DNA replication is among the most tightly regulated, controlled, and precise processes in nature. During cell division, all of the information stored in the cells must be cloned, so that daughter cells can receive one copy each and remain ‘genetically identical’ to the original cell. This is done by DNA replication. During this process, the entire genome - the whole set of DNA and genes in a cell - is duplicated, and any modifications present in the parent DNA (such as methylation) are also copied over.
Since DNA is a double stranded helix, the process is initiated by the enzyme helicase, that opens the DNA into two single strands (called a replication fork). An enzyme called DNA polymerase goes along each strand and adds nucleotide bases complementary to the original strand.
The precision of the enzymes that synthesise new DNA strands is extremely high, since errors in DNA replication can result in mutations, which may be harmful for the organism. By the time the replication is complete, we have two identical DNA molecules, each containing one old strand and a newly synthesised one – thus making the process semi-conservative.
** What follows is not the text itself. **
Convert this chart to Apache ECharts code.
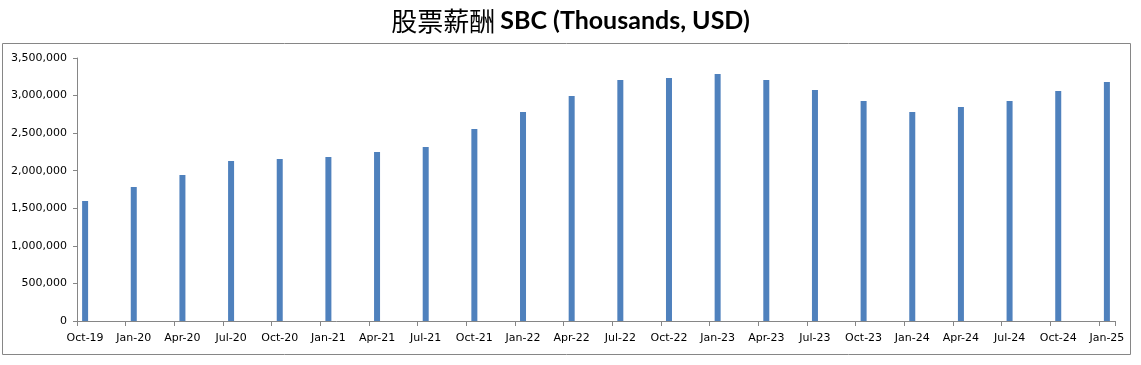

A quote from Watson and Crick's landmark 1953 paper suggests the motivation behind this discovery:
_"It has not escaped our notice that the specific pairing we have postulated immediately suggests a possible copying mechanisms for the genetic material."_
DNA replication can also be performed artificially, outside the cell. One such way of doing this is by Polymerase Chain Reaction (PCR). This is useful when you have a limited amount of DNA sample and need to analyse or use it further.